A Tale of Two Pipelines | Opinion

On his first day in office, President Joe Biden unleashed a devastating attack on American energy workers. One of his first acts revoked the permit for the Keystone XL pipeline. Yet when it comes to Russia's Nord Stream 2 gas pipeline to Western Europe, the president is happy to give it his go-ahead.

The contrast between the two projects could not be clearer. Keystone would link the U.S. with a reliable ally and trading partner, Canada, and would be built by a Canadian company using American workers. The Nord Stream 2 gas pipeline being built by the Russian state-owned monopoly Gazprom would hand strongman Vladimir Putin a geopolitical weapon.

Guess which one President Biden punished?


The Keystone XL pipeline would move crude oil from Canadian oil fields to American refineries. It would also improve market access for oil produced in the Bakken region of Montana and North Dakota.

TC Energy, the company building the pipeline, estimated that Keystone's construction would employ more than 11,000 Americans in 2021. These workers, most of them belonging to labor unions, would receive more than $1.6 billion in wages.

Instead, with the stroke of a pen, the president immediately killed 1,000 jobs and ended future hiring prospects for 10,000 more workers.

With millions of Americans unemployed because of COVID lockdowns, is it a smart idea to eliminate existing jobs because they happen to be in an industry Democrats find unfashionable?

President Biden's justification for killing the project, climate change, is unpersuasive.

Canadian crude oil is going to find its way to U.S. markets in about the same quantities with or without the pipeline. It's just that more of it would instead come in by rail, which is more expensive, hazardous and emissions-intensive.

Since 2015, crude-by-rail imports have tripled and now make up about 8 percent of the crude imported from Canada. With further increases expected, imports via rail are likely to grow unless Keystone is completed.

Even the Obama administration's environmental review of the project saw this. Obama's team concluded that Keystone was best for the environment. It still is.

Gas pipes near Nord Stream 2 station
Gas pipes near Nord Stream 2 station in Germany ODD ANDERSEN/AFP via Getty Images

Keystone is the single most studied piece of U.S. infrastructure ever. When completed, it will be one of the dozens of energy pipelines America shares with Canada and Mexico. The fact that President Biden has chosen to prolong the irrational campaign against this pipeline at the expense of union workers' livelihoods is a national embarrassment.

Nord Stream 2

Given the president's open hostility to a domestic pipeline that enhances our energy security, it's surprising to find that the pipeline project he is willing to green-light is Russia's Nord Stream 2.

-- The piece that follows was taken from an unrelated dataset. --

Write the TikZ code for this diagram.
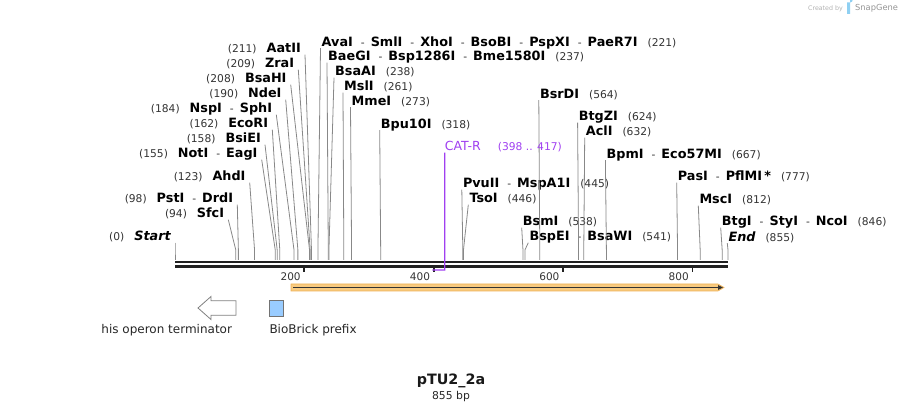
\documentclass[tikz,border=0pt]{standalone}
\usepackage{fontspec}
\setmainfont{DejaVu Sans}
\usepackage{tikz}
\usetikzlibrary{positioning}
\usetikzlibrary{arrows.meta}

\definecolor{numgray}{HTML}{333333}
\definecolor{cutgray}{HTML}{888888}
\definecolor{primer}{HTML}{A040F0}
\definecolor{featfill}{HTML}{F9CB80}
\definecolor{featdraw}{HTML}{EDB055}
\definecolor{bbpre}{HTML}{99CCFF}
\definecolor{snapblue}{HTML}{8FD0F2}

\newcommand{\nm}[1]{{\color{black}\fontsize{12.8}{14}\selectfont\bfseries #1}}
\newcommand{\nmi}[1]{{\color{black}\fontsize{12.8}{14}\selectfont\bfseries\itshape #1}}
\newcommand{\sepa}{\hspace{8pt}-\hspace{6pt}}
\newcommand{\gap}{\hspace{10pt}}

\tikzset{
  enzl/.style={anchor=base east, inner xsep=4pt, inner ysep=0pt, text depth=1.5pt, text=numgray, font=\fontsize{10.7}{12}\selectfont},
  enzr/.style={enzl, anchor=base west, inner xsep=1pt},
  cut/.style={draw=cutgray, line width=0.8pt},
  backbone/.style={draw=black!87, line width=2.6pt},
  tickmark/.style={draw=black!87, line width=1.8pt},
  ticklab/.style={anchor=base east, inner sep=0pt, text=numgray, font=\fontsize{10.5}{12}\selectfont},
  legtext/.style={anchor=base, inner sep=0pt, text=black!85, font=\fontsize{12}{14}\selectfont}
}

\begin{document}
\begin{tikzpicture}[x=1pt, y=-1pt]
\useasboundingbox (0,0) rectangle (904,411);

% sites on the sequence (175 = bp 0, 728 = bp 855)
\foreach \p in {0,94,98,123,155,158,162,184,190,208,209,211,221,237,238,261,273,318,398,417,445,446,538,541,564,624,632,667,777,812,846,855}{
  \coordinate (c\p) at ({175+0.64678*\p},250);
  \coordinate (d\p) at ({175+0.64678*\p},260);
}

% enzymes left of their lines
\node[enzl] (AatII) at (305,53) {(211)\gap\nm{AatII}};
\node[enzl] (ZraI) at (298.3,68) {(209)\gap\nm{ZraI}};
\node[enzl] (BsaHI) at (290.7,83) {(208)\gap\nm{BsaHI}};
\node[enzl] (NdeI) at (285.7,98) {(190)\gap\nm{NdeI}};
\node[enzl] (NspI) at (276.3,113) {(184)\gap\nm{NspI}\sepa\nm{SphI}};
\node[enzl] (EcoRI) at (272.3,128) {(162)\gap\nm{EcoRI}};
\node[enzl] (BsiEI) at (265,143) {(158)\gap\nm{BsiEI}};
\node[enzl] (NotI) at (261.7,158) {(155)\gap\nm{NotI}\sepa\nm{EagI}};
\node[enzl] (AhdI) at (249.7,181) {(123)\gap\nm{AhdI}};
\node[enzl] (PstI) at (237.3,203) {(98)\gap\nm{PstI}\sepa\nm{DrdI}};
\node[enzl] (SfcI) at (228.3,218) {(94)\gap\nm{SfcI}};
\node[enzl] (start) at (175,241) {(0)\gap\nmi{Start}};

% enzymes right of their lines
\node[enzr] (AvaI) at (320.5,46.5) {\nm{AvaI}\sepa\nm{SmlI}\sepa\nm{XhoI}\sepa\nm{BsoBI}\sepa\nm{PspXI}\sepa\nm{PaeR7I}\gap(221)};
\node[enzr] (BaeGI) at (327,61) {\nm{BaeGI}\sepa\nm{Bsp1286I}\sepa\nm{Bme1580I}\gap(237)};
\node[enzr] (BsaAI) at (334,76) {\nm{BsaAI}\gap(238)};
\node[enzr] (MslI) at (343,91) {\nm{MslI}\gap(261)};
\node[enzr] (MmeI) at (350.5,105.5) {\nm{MmeI}\gap(273)};
\node[enzr] (Bpu10I) at (379.7,128.5) {\nm{Bpu10I}\gap(318)};
\node[enzr] (BsrDI) at (538.8,98.5) {\nm{BsrDI}\gap(564)};
\node[enzr] (BtgZI) at (577.6,121) {\nm{BtgZI}\gap(624)};
\node[enzr] (AclI) at (584.7,136) {\nm{AclI}\gap(632)};
\node[enzr] (BpmI) at (605.4,158.5) {\nm{BpmI}\sepa\nm{Eco57MI}\gap(667)};
\node[enzr] (PvuII) at (461.8,188) {\nm{PvuII}\sepa\nm{MspA1I}\gap(445)};
\node[enzr] (TsoI) at (468.3,203) {\nm{TsoI}\gap(446)};
\node[enzr] (BsmI) at (521.7,226) {\nm{BsmI}\gap(538)};
\node[enzr] (BspEI) at (528.3,241) {\nm{BspEI}\sepa\nm{BsaWI}\gap(541)};
\node[enzr] (PasI) at (676.7,181) {\nm{PasI}\sepa\nm{PflMI\,*}\gap(777)};
\node[enzr] (MscI) at (698.3,204) {\nm{MscI}\gap(812)};
\node[enzr] (BtgI) at (720.7,226) {\nm{BtgI}\sepa\nm{StyI}\sepa\nm{NcoI}\gap(846)};
\node[enzr] (end) at (727.3,241.5) {\nmi{End}\gap(855)};

\foreach \e/\p in {AatII/211,ZraI/209,BsaHI/208,NdeI/190,NspI/184,EcoRI/162,BsiEI/158,NotI/155,AhdI/123,PstI/98,SfcI/94,start/0}
  \draw[cut] (\e.south east) -- (c\p) -- (d\p);
\foreach \e/\p in {AvaI/221,BaeGI/237,BsaAI/238,MslI/261,MmeI/273,Bpu10I/318,BsrDI/564,BtgZI/624,AclI/632,BpmI/667,PvuII/445,TsoI/446,BsmI/538,BspEI/541,PasI/777,MscI/812,BtgI/846,end/855}
  \draw[cut] (\e.south west) -- (c\p) -- (d\p);

% backbone
\draw[backbone] (175,262) -- (728,262);
\draw[backbone] (175,266.5) -- (728,266.5);
\foreach \t in {200,400,600,800}{
  \draw[tickmark] ({175+0.64678*\t},267) -- ({175+0.64678*\t},272.5);
  \node[ticklab] (t\t) at ({175+0.64678*\t-3.5},280.5) {\t};
}

% primer
\coordinate (p417) at ({175+0.64678*417},270);
\coordinate (p398) at ({175+0.64678*398},270);
\node[anchor=base west, inner sep=0pt, text depth=1.5pt, text=primer, font=\fontsize{12.5}{14}\selectfont] (catr) at (444.7,151)
  {CAT-R\hspace{17pt}{\fontsize{10.7}{12}\selectfont(398 .. 417)}};
\draw[primer, line width=1.3pt] (catr.south west) -- (p417) -- (p398);

% feature
\draw[draw=featdraw, fill=featfill, line width=0.6pt] (291,284) -- (718,284) -- (724,287.5) -- (718,291) -- (291,291) -- cycle;
\draw[black!80, line width=1.5pt, -{Triangle[length=5pt,width=4.5pt]}] (293,287.5) -- (723,287.5);

% legend
\draw[draw=black!50, fill=white, line width=0.8pt] (198,308) -- (211,296.5) -- (211,300.8) -- (236,300.8) -- (236,315.2) -- (211,315.2) -- (211,319.5) -- cycle;
\node[legtext] (his) at (166.7,333) {his operon terminator};
\draw[draw=black!55, fill=bbpre, line width=0.7pt] (269.5,300.8) rectangle (283.3,316);
\node[legtext, anchor=base west] (bbp) at (269.3,333) {BioBrick prefix};

% title
\node[anchor=base, inner sep=0pt, font=\fontsize{14.3}{16}\selectfont\bfseries, text=black!90] (title) at (451,384) {pTU2\_2a};
\node[anchor=base, inner sep=0pt, font=\fontsize{10.8}{12}\selectfont, text=black!85] (len) at (451,399) {855 bp};

% watermark
\node[anchor=base east, inner sep=0pt, font=\fontsize{6.3}{7}\selectfont, text=black!30] (made) at (843,11) {Created by};
\fill[snapblue] (847,2.5) rectangle (850,14) (850,2.5) arc (90:-90:2.8) -- cycle;
\node[anchor=base west, inner sep=0pt, font=\fontsize{8.3}{9}\selectfont, text=black!42] (snap) at (855,11) {SnapGene};

\end{tikzpicture}
\end{document}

This controversial pipeline would move Russian natural gas under the Baltic Sea to Germany for ultimate distribution throughout Western Europe. The continent gets 40 to 45 percent of its gas imports from Russia. Completion of Nord Stream 2 will further tighten Putin's grip on European gas supplies and extend his threatening influence.

U.S. opposition to Nord Stream has been—or used to be—broad and bipartisan. Congress has passed several bills imposing sanctions on companies insuring, constructing and investing in the pipeline. In January 2021, President Trump imposed sanctions against the Russian pipelaying vessel Fortuna and its owner KVT-RUS.

In 2016, then-Vice President Biden rightly called Nord Stream 2 a "fundamentally bad deal for Europe"—a view White House spokeswoman Jen Psaki recently said he still holds.

Yet in a report submitted to Congress, his State Department inexplicably failed to list any new companies working on the project in defiance of U.S. law, even though information on violators is readily available.

Companies previously threatened with sanctions have already deserted the project. By failing to sanction new entities involved, the Biden administration is empowering Russia to complete Nord Stream 2.

In response, 40 Republican senators sent a letter to the president urging his administration to follow the law. Sadly, not one Democratic senator joined us.

The president's decision to choose the Kremlin over Keystone is a slap in the face to the 11,000 American workers whose good-paying jobs vanished on Inauguration Day.

After these two clumsy and costly episodes in U.S. energy diplomacy, it's reasonable to ask why the president seems more intent on saving Russian jobs than American jobs.

John Barrasso, a Republican of Wyoming, is ranking member of the Senate Energy and Natural Resources Committee and a member of the Senate Foreign Relations Committee.

The views expressed in this article are the writer's own.